● **WHAT IS REQUIRED**: Each line below should be retyped exactly, with no pictures.
==*==
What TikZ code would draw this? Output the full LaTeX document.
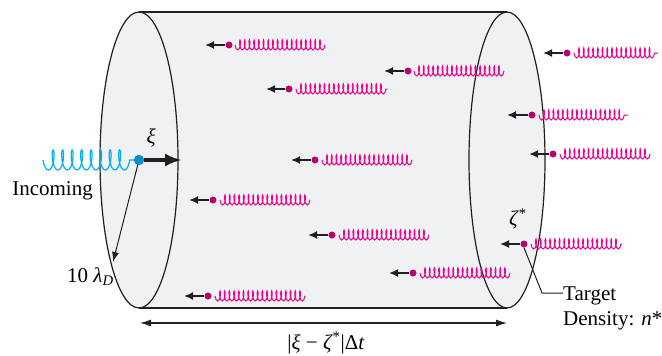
\documentclass[tikz,border=0pt]{standalone}
\usepackage{fontspec}
\setmainfont{Liberation Serif}
\usetikzlibrary{decorations.pathmorphing,arrows.meta}
\definecolor{tubefill}{HTML}{F0F1F3}
\definecolor{springpink}{HTML}{EC008C}
\definecolor{dotpink}{HTML}{B8006E}
\definecolor{springblue}{HTML}{00AEEF}
\definecolor{dotblue}{HTML}{0090CC}
\definecolor{ink}{HTML}{231F20}

\begin{document}
\begin{tikzpicture}[x=1pt,y=-1pt,
  outline/.style={draw=ink, line width=1.2pt},
  pdot/.style={circle, fill=dotpink, inner sep=0pt, minimum size=7pt},
  bdot/.style={circle, fill=dotblue, inner sep=0pt, minimum size=10pt},
  pspring/.style={draw=springpink, line width=1pt, decorate,
    decoration={coil, mirror, amplitude=5pt, segment length=4.7pt, aspect=0.3}},
  bspring/.style={draw=springblue, line width=1.2pt, decorate,
    decoration={coil, mirror, amplitude=10pt, segment length=9.5pt, aspect=0.3}},
  vel/.style={draw=ink, line width=2.2pt, -{Latex[length=9pt,width=8pt]}},
  bigvel/.style={draw=ink, line width=3.5pt, -{Latex[length=17pt,width=13pt]}},
  thin/.style={draw=ink, line width=1pt},
  lbl/.style={font=\fontsize{21}{25}\selectfont, inner sep=0pt},
]
\useasboundingbox (0,0) rectangle (662,356);

% cylinder body
\fill[tubefill] (139,12) rectangle (507,308);
\fill[tubefill] (139,160) ellipse [x radius=39, y radius=148];
\fill[tubefill] (507,160) ellipse [x radius=38, y radius=148];
\draw[outline] (139,160) ellipse [x radius=39, y radius=148];
\draw[outline] (507,160) ellipse [x radius=38, y radius=148];
\draw[outline] (139,12) -- (507,12);
\draw[outline] (139,308) -- (507,308);

% incoming particle
\node[bdot] (inc) at (139,160) {};
\coordinate (incstart) at (43,160);
\coordinate (inctip) at (182,160);
\coordinate (rim) at (113,262);
\draw[thin, -{Latex[length=10pt,width=7pt]}] (inc.center) -- (rim);
\draw[bspring] (incstart) -- (inc.center);
\node[bdot] at (inc) {};
\draw[bigvel] (inc) -- (inctip);

% target particles: index / x / y / arrow tip / spring start / spring end
\foreach \i/\x/\y/\t/\s/\e in {
  1/229/45/205/235/325,
  2/408/71/384/414/504,
  3/289/89/266/296/387,
  4/567/53/543/574/658,
  5/532/115/507/539/628,
  6/553/154/529/560/650,
  7/315/160/291/322/412,
  8/213/200/189/220/310,
  9/332/235/308/339/429,
  10/524/244/500/531/622,
  11/413/273/389/420/510,
  12/208/296/184/215/305}{
  \node[pdot] (p\i) at (\x,\y) {};
  \coordinate (t\i) at (\t,\y);
  \coordinate (s\i) at (\s,\y);
  \coordinate (e\i) at (\e,\y);
  \draw[vel] (p\i) -- (t\i);
  \draw[pspring] (s\i) -- (e\i);
}

% labels
\node[lbl, anchor=base east] (incoming) at (93,195) {Incoming};
\node[lbl] (xi) at (151,138) {\itshape ξ};
\node[lbl, anchor=base west] (debye) at (67,282) {10 \textit{λ}\textsubscript{\itshape D}};
\node[lbl] (zeta) at (518,219) {\textit{ζ}\textsuperscript{*}};
\node[lbl, anchor=base west] (target) at (563,300) {Target};
\node[lbl, anchor=base west] (density) at (563,325) {Density: \textit{n}*};

% leader to the target density label
\coordinate (kink) at (542,293);
\draw[thin] (p10.south) -- (kink) -- (kink -| target.west);

% length of the cylinder
\coordinate (lenL) at (140,323);
\coordinate (lenR) at (507,323);
\draw[thin, line width=1.1pt, {Latex[length=11pt,width=7pt]}-{Latex[length=11pt,width=7pt]}] (lenL) -- (lenR);
\node[lbl] (len) at (326,343) {|\textit{ξ} − \textit{ζ}\textsuperscript{*}|Δ\textit{t}};
\end{tikzpicture}
\end{document}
==*==
● **THE COMPLETED TASK**:
What TikZ code would draw this? Output the full LaTeX document.
\documentclass[tikz,border=0pt]{standalone}
\usepackage{fontspec}
\setmainfont{Liberation Serif}
\usetikzlibrary{decorations.pathmorphing,arrows.meta}
\definecolor{tubefill}{HTML}{F0F1F3}
\definecolor{springpink}{HTML}{EC008C}
\definecolor{dotpink}{HTML}{B8006E}
\definecolor{springblue}{HTML}{00AEEF}
\definecolor{dotblue}{HTML}{0090CC}
\definecolor{ink}{HTML}{231F20}

\begin{document}
\begin{tikzpicture}[x=1pt,y=-1pt,
  outline/.style={draw=ink, line width=1.2pt},
  pdot/.style={circle, fill=dotpink, inner sep=0pt, minimum size=7pt},
  bdot/.style={circle, fill=dotblue, inner sep=0pt, minimum size=10pt},
  pspring/.style={draw=springpink, line width=1pt, decorate,
    decoration={coil, mirror, amplitude=5pt, segment length=4.7pt, aspect=0.3}},
  bspring/.style={draw=springblue, line width=1.2pt, decorate,
    decoration={coil, mirror, amplitude=10pt, segment length=9.5pt, aspect=0.3}},
  vel/.style={draw=ink, line width=2.2pt, -{Latex[length=9pt,width=8pt]}},
  bigvel/.style={draw=ink, line width=3.5pt, -{Latex[length=17pt,width=13pt]}},
  thin/.style={draw=ink, line width=1pt},
  lbl/.style={font=\fontsize{21}{25}\selectfont, inner sep=0pt},
]
\useasboundingbox (0,0) rectangle (662,356);

% cylinder body
\fill[tubefill] (139,12) rectangle (507,308);
\fill[tubefill] (139,160) ellipse [x radius=39, y radius=148];
\fill[tubefill] (507,160) ellipse [x radius=38, y radius=148];
\draw[outline] (139,160) ellipse [x radius=39, y radius=148];
\draw[outline] (507,160) ellipse [x radius=38, y radius=148];
\draw[outline] (139,12) -- (507,12);
\draw[outline] (139,308) -- (507,308);

% incoming particle
\node[bdot] (inc) at (139,160) {};
\coordinate (incstart) at (43,160);
\coordinate (inctip) at (182,160);
\coordinate (rim) at (113,262);
\draw[thin, -{Latex[length=10pt,width=7pt]}] (inc.center) -- (rim);
\draw[bspring] (incstart) -- (inc.center);
\node[bdot] at (inc) {};
\draw[bigvel] (inc) -- (inctip);

% target particles: index / x / y / arrow tip / spring start / spring end
\foreach \i/\x/\y/\t/\s/\e in {
  1/229/45/205/235/325,
  2/408/71/384/414/504,
  3/289/89/266/296/387,
  4/567/53/543/574/658,
  5/532/115/507/539/628,
  6/553/154/529/560/650,
  7/315/160/291/322/412,
  8/213/200/189/220/310,
  9/332/235/308/339/429,
  10/524/244/500/531/622,
  11/413/273/389/420/510,
  12/208/296/184/215/305}{
  \node[pdot] (p\i) at (\x,\y) {};
  \coordinate (t\i) at (\t,\y);
  \coordinate (s\i) at (\s,\y);
  \coordinate (e\i) at (\e,\y);
  \draw[vel] (p\i) -- (t\i);
  \draw[pspring] (s\i) -- (e\i);
}

% labels
\node[lbl, anchor=base east] (incoming) at (93,195) {Incoming};
\node[lbl] (xi) at (151,138) {\itshape ξ};
\node[lbl, anchor=base west] (debye) at (67,282) {10 \textit{λ}\textsubscript{\itshape D}};
\node[lbl] (zeta) at (518,219) {\textit{ζ}\textsuperscript{*}};
\node[lbl, anchor=base west] (target) at (563,300) {Target};
\node[lbl, anchor=base west] (density) at (563,325) {Density: \textit{n}*};

% leader to the target density label
\coordinate (kink) at (542,293);
\draw[thin] (p10.south) -- (kink) -- (kink -| target.west);

% length of the cylinder
\coordinate (lenL) at (140,323);
\coordinate (lenR) at (507,323);
\draw[thin, line width=1.1pt, {Latex[length=11pt,width=7pt]}-{Latex[length=11pt,width=7pt]}] (lenL) -- (lenR);
\node[lbl] (len) at (326,343) {|\textit{ξ} − \textit{ζ}\textsuperscript{*}|Δ\textit{t}};
\end{tikzpicture}
\end{document}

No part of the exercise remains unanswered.